### Exercise brief
Quote all lines below exactly. Images stay out.

### Source excerpt
-- start --
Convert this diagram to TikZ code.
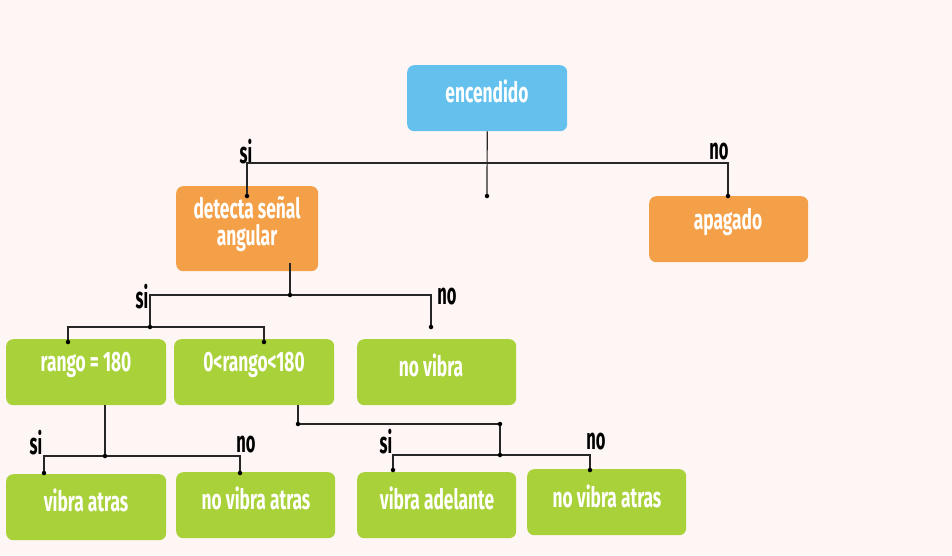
\documentclass[tikz,border=0pt]{standalone}
\usepackage{fontspec}
\newfontfamily\condA[FakeStretch=0.62]{Fira Sans}
\newfontfamily\condB[FakeStretch=0.55]{Fira Sans}
\definecolor{bgc}{RGB}{254,246,244}
\definecolor{cblue}{RGB}{100,193,237}
\definecolor{corange}{RGB}{244,160,73}
\definecolor{cgreen}{RGB}{169,209,57}
\begin{document}
\begin{tikzpicture}[x=1pt,y=-1pt,
  box/.style={draw=none, rounded corners=7pt, minimum width=160pt, minimum height=66pt, inner sep=0pt, anchor=north west},
  txt/.style={text=white, font=\condA\bfseries\fontsize{28}{27}\selectfont, align=center, inner sep=0pt},
  lab/.style={text=black, font=\condB\bfseries\fontsize{30}{30}\selectfont, inner sep=0pt},
  wire/.style={draw=black!85, line width=1.2pt},
  jdot/.style={circle, fill=black, inner sep=0pt, minimum size=4.5pt}]
\fill[bgc] (0,0) rectangle (952,555);
\useasboundingbox (0,0) rectangle (952,555);
% boxes
\node[box, fill=cblue] (enc) at (407,65) {};
\node[box, fill=corange, minimum width=142pt, minimum height=85pt] (det) at (176,186) {};
\node[box, fill=corange, minimum width=159pt] (apa) at (649,196) {};
\node[box, fill=cgreen] (r180) at (6,339) {};
\node[box, fill=cgreen] (rmid) at (174,339) {};
\node[box, fill=cgreen, minimum width=159pt] (nvib) at (357,339) {};
\node[box, fill=cgreen] (vat) at (6,474) {};
\node[box, fill=cgreen, minimum width=159pt] (nva1) at (176,472) {};
\node[box, fill=cgreen, minimum width=159pt] (vad) at (357,472) {};
\node[box, fill=cgreen, minimum width=159pt] (nva2) at (527,469) {};
% texts
\node[txt] (tenc) at (487,91) {encendido};
\node[txt] (tdet) at (247,224) {detecta señal\\angular};
\node[txt] (tapa) at (728,222) {apagado};
\node[txt] (tr180) at (86,365) {rango = 180};
\node[txt] (trmid) at (254,365) {0<rango<180};
\node[txt] (tnvib) at (431,365) {no vibra};
\node[txt] (tvat) at (86,500) {vibra atras};
\node[txt] (tnva1) at (256,498) {no vibra atras};
\node[txt] (tvad) at (437,498) {vibra adelante};
\node[txt] (tnva2) at (607,496) {no vibra atras};
% labels
\node[lab] (l1) at (246,152) {si};
\node[lab] (l2) at (719,152) {no};
\node[lab] (l3) at (142,297) {si};
\node[lab] (l4) at (447,297) {no};
\node[lab] (l5) at (36,443) {si};
\node[lab] (l6) at (246,445) {no};
\node[lab] (l7) at (386,442) {si};
\node[lab] (l8) at (596,442) {no};
% junctions
\coordinate (j1) at (487,163);
\coordinate (d1) at (487,196);
\coordinate (a1) at (247,196);
\coordinate (a2) at (728,196);
\coordinate (s1) at (290,263);
\coordinate (b0) at (290,295);
\coordinate (b1) at (150,327);
\coordinate (b2) at (431,327);
\coordinate (c1) at (68,342);
\coordinate (c2) at (264,342);
\coordinate (r0) at (105,405);
\coordinate (k0) at (105,456);
\coordinate (k1) at (44,473);
\coordinate (k2) at (240,473);
\coordinate (m0) at (298,405);
\coordinate (m1) at (298,424);
\coordinate (m2) at (500,424);
\coordinate (m3) at (500,455);
\coordinate (m4) at (393,470);
\coordinate (m5) at (590,470);
% wires
\draw[wire] (enc.south) -- (d1);
\draw[wire] (a1) |- (j1) -| (a2);
\draw[wire] (s1) -- (b0);
\draw[wire] (b1) |- (b0) -| (b2);
\draw[wire] (c1) |- (b1) -| (c2);
\draw[wire] (r0) -- (k0);
\draw[wire] (k1) |- (k0) -| (k2);
\draw[wire] (m0) -- (m1) -- (m2) -- (m3);
\draw[wire] (m4) |- (m3) -| (m5);
% dots
\foreach \p in {d1,a1,a2,b0,b1,b2,c1,c2,k0,k1,k2,m1,m2,m3,m4,m5}
  \node[jdot] at (\p) {};
\end{tikzpicture}
\end{document}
-- end --
### Solution
Convert this diagram to TikZ code.
\documentclass[tikz,border=0pt]{standalone}
\usepackage{fontspec}
\newfontfamily\condA[FakeStretch=0.62]{Fira Sans}
\newfontfamily\condB[FakeStretch=0.55]{Fira Sans}
\definecolor{bgc}{RGB}{254,246,244}
\definecolor{cblue}{RGB}{100,193,237}
\definecolor{corange}{RGB}{244,160,73}
\definecolor{cgreen}{RGB}{169,209,57}
\begin{document}
\begin{tikzpicture}[x=1pt,y=-1pt,
  box/.style={draw=none, rounded corners=7pt, minimum width=160pt, minimum height=66pt, inner sep=0pt, anchor=north west},
  txt/.style={text=white, font=\condA\bfseries\fontsize{28}{27}\selectfont, align=center, inner sep=0pt},
  lab/.style={text=black, font=\condB\bfseries\fontsize{30}{30}\selectfont, inner sep=0pt},
  wire/.style={draw=black!85, line width=1.2pt},
  jdot/.style={circle, fill=black, inner sep=0pt, minimum size=4.5pt}]
\fill[bgc] (0,0) rectangle (952,555);
\useasboundingbox (0,0) rectangle (952,555);
% boxes
\node[box, fill=cblue] (enc) at (407,65) {};
\node[box, fill=corange, minimum width=142pt, minimum height=85pt] (det) at (176,186) {};
\node[box, fill=corange, minimum width=159pt] (apa) at (649,196) {};
\node[box, fill=cgreen] (r180) at (6,339) {};
\node[box, fill=cgreen] (rmid) at (174,339) {};
\node[box, fill=cgreen, minimum width=159pt] (nvib) at (357,339) {};
\node[box, fill=cgreen] (vat) at (6,474) {};
\node[box, fill=cgreen, minimum width=159pt] (nva1) at (176,472) {};
\node[box, fill=cgreen, minimum width=159pt] (vad) at (357,472) {};
\node[box, fill=cgreen, minimum width=159pt] (nva2) at (527,469) {};
% texts
\node[txt] (tenc) at (487,91) {encendido};
\node[txt] (tdet) at (247,224) {detecta señal\\angular};
\node[txt] (tapa) at (728,222) {apagado};
\node[txt] (tr180) at (86,365) {rango = 180};
\node[txt] (trmid) at (254,365) {0<rango<180};
\node[txt] (tnvib) at (431,365) {no vibra};
\node[txt] (tvat) at (86,500) {vibra atras};
\node[txt] (tnva1) at (256,498) {no vibra atras};
\node[txt] (tvad) at (437,498) {vibra adelante};
\node[txt] (tnva2) at (607,496) {no vibra atras};
% labels
\node[lab] (l1) at (246,152) {si};
\node[lab] (l2) at (719,152) {no};
\node[lab] (l3) at (142,297) {si};
\node[lab] (l4) at (447,297) {no};
\node[lab] (l5) at (36,443) {si};
\node[lab] (l6) at (246,445) {no};
\node[lab] (l7) at (386,442) {si};
\node[lab] (l8) at (596,442) {no};
% junctions
\coordinate (j1) at (487,163);
\coordinate (d1) at (487,196);
\coordinate (a1) at (247,196);
\coordinate (a2) at (728,196);
\coordinate (s1) at (290,263);
\coordinate (b0) at (290,295);
\coordinate (b1) at (150,327);
\coordinate (b2) at (431,327);
\coordinate (c1) at (68,342);
\coordinate (c2) at (264,342);
\coordinate (r0) at (105,405);
\coordinate (k0) at (105,456);
\coordinate (k1) at (44,473);
\coordinate (k2) at (240,473);
\coordinate (m0) at (298,405);
\coordinate (m1) at (298,424);
\coordinate (m2) at (500,424);
\coordinate (m3) at (500,455);
\coordinate (m4) at (393,470);
\coordinate (m5) at (590,470);
% wires
\draw[wire] (enc.south) -- (d1);
\draw[wire] (a1) |- (j1) -| (a2);
\draw[wire] (s1) -- (b0);
\draw[wire] (b1) |- (b0) -| (b2);
\draw[wire] (c1) |- (b1) -| (c2);
\draw[wire] (r0) -- (k0);
\draw[wire] (k1) |- (k0) -| (k2);
\draw[wire] (m0) -- (m1) -- (m2) -- (m3);
\draw[wire] (m4) |- (m3) -| (m5);
% dots
\foreach \p in {d1,a1,a2,b0,b1,b2,c1,c2,k0,k1,k2,m1,m2,m3,m4,m5}
  \node[jdot] at (\p) {};
\end{tikzpicture}
\end{document}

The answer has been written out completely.